* _Exercise prompt_: Please give the entries again in full and exactly, without any picture.
━━━
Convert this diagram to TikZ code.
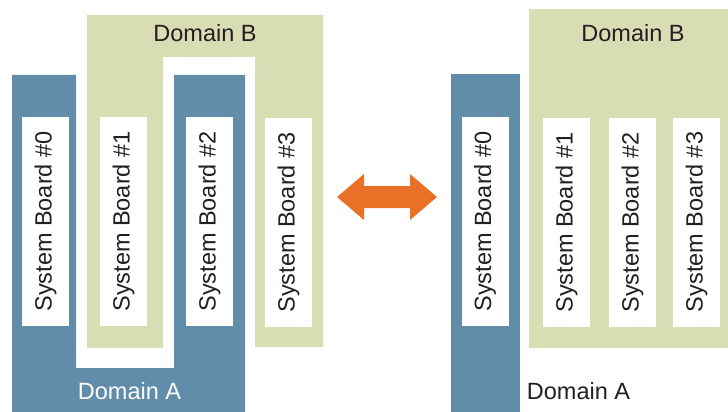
\documentclass[tikz,border=0pt]{standalone}
\usepackage{fontspec}
\setmainfont{Liberation Sans}
\definecolor{domA}{HTML}{628DAA}
\definecolor{domB}{HTML}{D8DDB4}
\definecolor{swaporange}{HTML}{E97027}
\definecolor{ink}{HTML}{231F20}
\begin{document}
\begin{tikzpicture}[x=1pt,y=-1pt,
  every node/.style={font=\fontsize{23.5}{28}\selectfont, text=ink, inner sep=0pt},
  board/.style={fill=white, rotate=90, minimum width=209pt, minimum height=47pt, inner sep=0pt},
  dlabel/.style={anchor=center}]
\useasboundingbox (0,0) rectangle (728,412);

% ---- left: interleaved domains ----
% Domain B (inverted U)
\fill[domB] (87,15) -- (323,15) -- (323,347) -- (255,347) -- (255,57)
  -- (163,57) -- (163,348) -- (87,348) -- cycle;
% Domain A (U)
\fill[domA] (12,75) -- (76,75) -- (76,368) -- (174,368) -- (174,75)
  -- (245,75) -- (245,412) -- (12,412) -- cycle;

\node[dlabel] (lB) at (205,33.5) {Domain B};
\node[dlabel, text=white] (lA) at (129.5,391.5) {Domain A};

\node[board] (l0) at (45.5,221.5) {System Board \#0};
\node[board] (l1) at (123.5,221.5) {System Board \#1};
\node[board] (l2) at (209.5,221.5) {System Board \#2};
\node[board] (l3) at (288.5,222.5) {System Board \#3};

% ---- swap arrow ----
\fill[fill=swaporange] (337,197) -- (364,174) -- (364,186) -- (410,186) -- (410,174)
  -- (437,197) -- (410,220) -- (410,208) -- (364,208) -- (364,220) -- cycle;

% ---- right: regrouped domains ----
\fill[domB] (529,9) rectangle (728,348);
\fill[domA] (451,74) rectangle (520,412);

\node[dlabel] (rB) at (633,33.5) {Domain B};
\node[dlabel] (rA) at (578.5,391.5) {Domain A};

\node[board] (r0) at (485,221.5) {System Board \#0};
\node[board] (r1) at (566.5,222.5) {System Board \#1};
\node[board] (r2) at (632.5,222.5) {System Board \#2};
\node[board] (r3) at (696.5,222) {System Board \#3};
\end{tikzpicture}
\end{document}
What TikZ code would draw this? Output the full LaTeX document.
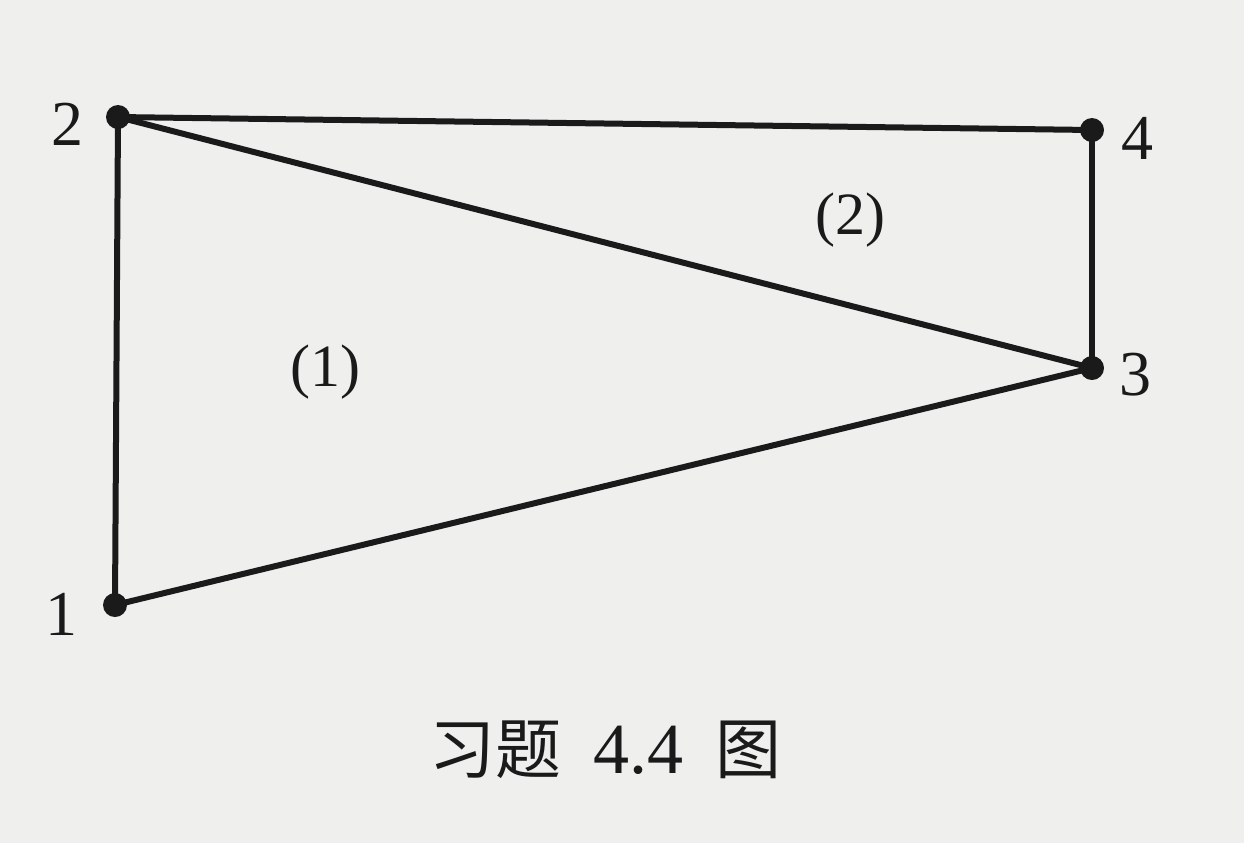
\documentclass[tikz,border=0pt]{standalone}
\usepackage{fontspec}
\setmainfont{Liberation Serif}
\newfontfamily\cjk{Noto Sans CJK SC}
\definecolor{paper}{HTML}{EFEFED}
\definecolor{ink}{HTML}{1A1A1A}
\begin{document}
\begin{tikzpicture}[x=0.5pt,y=-0.5pt,
  vtx/.style={circle,fill=ink,inner sep=0pt,minimum size=12pt},
  edge/.style={draw=ink,line width=3pt,line cap=round},
  lbl/.style={text=ink,font=\fontsize{32}{36}\selectfont,inner sep=0pt},
  reg/.style={text=ink,font=\fontsize{30}{34}\selectfont,inner sep=0pt}]
\fill[paper] (0,0) rectangle (1244,843);
\useasboundingbox (0,0) rectangle (1244,843);
\node[vtx] (v2) at (118,117) {};
\node[vtx] (v4) at (1092,130) {};
\node[vtx] (v3) at (1092,368) {};
\node[vtx] (v1) at (115,605) {};
\draw[edge] (v2.center) -- (v4.center);
\draw[edge] (v4.center) -- (v3.center);
\draw[edge] (v2.center) -- (v3.center);
\draw[edge] (v3.center) -- (v1.center);
\draw[edge] (v1.center) -- (v2.center);
\node[lbl] (l2) at (68,124) {2};
\node[lbl] (l4) at (1137,138) {4};
\node[lbl] (l3) at (1135,375) {3};
\node[lbl] (l1) at (62,614) {1};
\node[reg] (r2) at (850,220) {(2)};
\node[reg] (r1) at (325,372) {(1)};
\node[text=ink,inner sep=0pt] (cap) at (605,750) {{\cjk\fontsize{33}{38}\selectfont 习题}\hspace{16pt}{\fontsize{36}{40}\selectfont 4.4}\hspace{16pt}{\cjk\fontsize{33}{38}\selectfont 图}};
\end{tikzpicture}
\end{document}
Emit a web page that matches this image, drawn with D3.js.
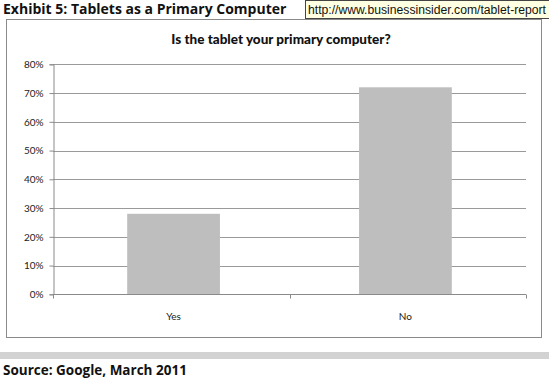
━━━
* _Solution for this exercise_:
Convert this diagram to TikZ code.
\documentclass[tikz,border=0pt]{standalone}
\usepackage{fontspec}
\setmainfont{Liberation Sans}
\definecolor{domA}{HTML}{628DAA}
\definecolor{domB}{HTML}{D8DDB4}
\definecolor{swaporange}{HTML}{E97027}
\definecolor{ink}{HTML}{231F20}
\begin{document}
\begin{tikzpicture}[x=1pt,y=-1pt,
  every node/.style={font=\fontsize{23.5}{28}\selectfont, text=ink, inner sep=0pt},
  board/.style={fill=white, rotate=90, minimum width=209pt, minimum height=47pt, inner sep=0pt},
  dlabel/.style={anchor=center}]
\useasboundingbox (0,0) rectangle (728,412);

% ---- left: interleaved domains ----
% Domain B (inverted U)
\fill[domB] (87,15) -- (323,15) -- (323,347) -- (255,347) -- (255,57)
  -- (163,57) -- (163,348) -- (87,348) -- cycle;
% Domain A (U)
\fill[domA] (12,75) -- (76,75) -- (76,368) -- (174,368) -- (174,75)
  -- (245,75) -- (245,412) -- (12,412) -- cycle;

\node[dlabel] (lB) at (205,33.5) {Domain B};
\node[dlabel, text=white] (lA) at (129.5,391.5) {Domain A};

\node[board] (l0) at (45.5,221.5) {System Board \#0};
\node[board] (l1) at (123.5,221.5) {System Board \#1};
\node[board] (l2) at (209.5,221.5) {System Board \#2};
\node[board] (l3) at (288.5,222.5) {System Board \#3};

% ---- swap arrow ----
\fill[fill=swaporange] (337,197) -- (364,174) -- (364,186) -- (410,186) -- (410,174)
  -- (437,197) -- (410,220) -- (410,208) -- (364,208) -- (364,220) -- cycle;

% ---- right: regrouped domains ----
\fill[domB] (529,9) rectangle (728,348);
\fill[domA] (451,74) rectangle (520,412);

\node[dlabel] (rB) at (633,33.5) {Domain B};
\node[dlabel] (rA) at (578.5,391.5) {Domain A};

\node[board] (r0) at (485,221.5) {System Board \#0};
\node[board] (r1) at (566.5,222.5) {System Board \#1};
\node[board] (r2) at (632.5,222.5) {System Board \#2};
\node[board] (r3) at (696.5,222) {System Board \#3};
\end{tikzpicture}
\end{document}
What TikZ code would draw this? Output the full LaTeX document.
\documentclass[tikz,border=0pt]{standalone}
\usepackage{fontspec}
\setmainfont{Liberation Serif}
\newfontfamily\cjk{Noto Sans CJK SC}
\definecolor{paper}{HTML}{EFEFED}
\definecolor{ink}{HTML}{1A1A1A}
\begin{document}
\begin{tikzpicture}[x=0.5pt,y=-0.5pt,
  vtx/.style={circle,fill=ink,inner sep=0pt,minimum size=12pt},
  edge/.style={draw=ink,line width=3pt,line cap=round},
  lbl/.style={text=ink,font=\fontsize{32}{36}\selectfont,inner sep=0pt},
  reg/.style={text=ink,font=\fontsize{30}{34}\selectfont,inner sep=0pt}]
\fill[paper] (0,0) rectangle (1244,843);
\useasboundingbox (0,0) rectangle (1244,843);
\node[vtx] (v2) at (118,117) {};
\node[vtx] (v4) at (1092,130) {};
\node[vtx] (v3) at (1092,368) {};
\node[vtx] (v1) at (115,605) {};
\draw[edge] (v2.center) -- (v4.center);
\draw[edge] (v4.center) -- (v3.center);
\draw[edge] (v2.center) -- (v3.center);
\draw[edge] (v3.center) -- (v1.center);
\draw[edge] (v1.center) -- (v2.center);
\node[lbl] (l2) at (68,124) {2};
\node[lbl] (l4) at (1137,138) {4};
\node[lbl] (l3) at (1135,375) {3};
\node[lbl] (l1) at (62,614) {1};
\node[reg] (r2) at (850,220) {(2)};
\node[reg] (r1) at (325,372) {(1)};
\node[text=ink,inner sep=0pt] (cap) at (605,750) {{\cjk\fontsize{33}{38}\selectfont 习题}\hspace{16pt}{\fontsize{36}{40}\selectfont 4.4}\hspace{16pt}{\cjk\fontsize{33}{38}\selectfont 图}};
\end{tikzpicture}
\end{document}
Emit a web page that matches this image, drawn with D3.js.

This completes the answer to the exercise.